Was Mathematics Invented or Discovered?
As human beings, we have often begun to take for granted our ability to understand and use applied mathematics. It may sometimes be difficult to comprehend how we are capable of understanding our number systems and what they represent (albeit to varying extents) whereas all other species on this planet, as far as we are aware, do not share this apparently necessary trait. But this prompts an important question: if other organisms have not yet “discovered” mathematics, does this suggest that it was never present in the first place? If so, does this mean that maths was invented by us?
This millennia-old debate has haunted the minds of many great scientists and mathematicians alike – therefore, many different views on this have been expressed throughout the years respectively. One idea that came about was mathematical realism, which has ideas often intersecting with more complex branches of philosophy (such as Platonism, for instance).
“Mathematical realism is the view that the truths of mathematics are objective, which is to say that they are true independently from any human activities, beliefs or capacities.” Essentially, this idea supports the view that maths was discovered and not created by any means.
Realism has often been referred to as the most “natural” philosophical idea in relation to mathematics since ordinary mathematical statements do not make explicit mention to human activity, which therefore means that any arguments that go against it would have most likely been formed due to perceived flaws with the concept rather than a separately emerging idea. These arguments are often collectively referred to as “anti-realism.”
With that being said, there has been a recent increase in research done into anumeric languages that may counter realism: for linguists, “anumeric” is the term used to describe a language that does not have words for specific numbers. A great example of this is the Pirahã tribe in South America, for whom the only numeracy they need can be expressed by words meaning “a large amount” or “a small amount.” Studies conducted on the Pirahã also show that their inability to communicate numbers caused them to perform very poorly in basic numerical skills, such as counting. If this information were to be thought about logically, then it surely must be indicating that mathematics (and numeracy) was invented, as without the (mostly undisputed) invention of language that accommodates numeracy there would be none in the first place?
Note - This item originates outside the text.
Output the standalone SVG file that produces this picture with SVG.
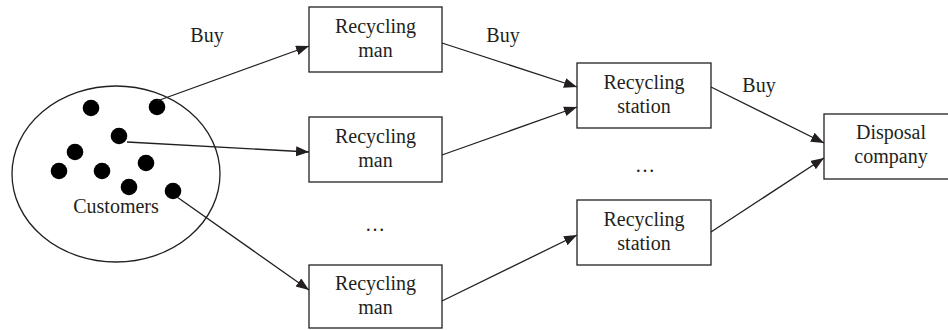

Another argument in favour of mathematics being invented can be credited to the Greeks: “mathema,” meaning knowledge, is the derivation of the word mathematics, and many people believe that the Greeks, building on from earlier concepts, were the “inventors” of this topic, coming up with complicated (relative to their time) ideas and ways of describing our world that are now fundamental facts that many branches of mathematical have been built upon.
However, many scientists look to the natural world instead of the human tongue or the Greek thinkers instead to find an answer to the question. Mario Livio, a leading astrophysicist at the Space Telescope Science Institute in Baltimore, comments on the symmetry of nature: “This careful selection of problems and solutions only partially accounts for mathematic’s success in describing the laws of nature. Such laws must exist in the first place! Luckily for mathematicians and physicists alike, universal laws appear to govern our cosmos…”
He goes on to say that mathematicians and physicists have invented the concept of symmetry to describe immunity to change in our universe – but the takeaway message from this is that the invention of mathematical terminology was only done due to the pre-existence (and therefore, discovery) of these fundamental laws than determine the world we live in. Physics has proven the existence of tangible laws across our universe with respect to space and time that we can represent numerically; this is to say that these factors do not alter the existence or permanence of these laws. Therefore, the existence of them has to have always been present, but later translated into equations and numbers that humans are able to comprehend.
My personal belief strongly mirrors that of the argument just described, mostly due to its lack of controversy or relative factual subjectivity. Therefore, my conclusion is that although individual mathematical terminology was, in itself, invented, this could only have been done if there was ever any need for it, such as to describe the symmetrical and solvable nature of our universe in a cohesive manner.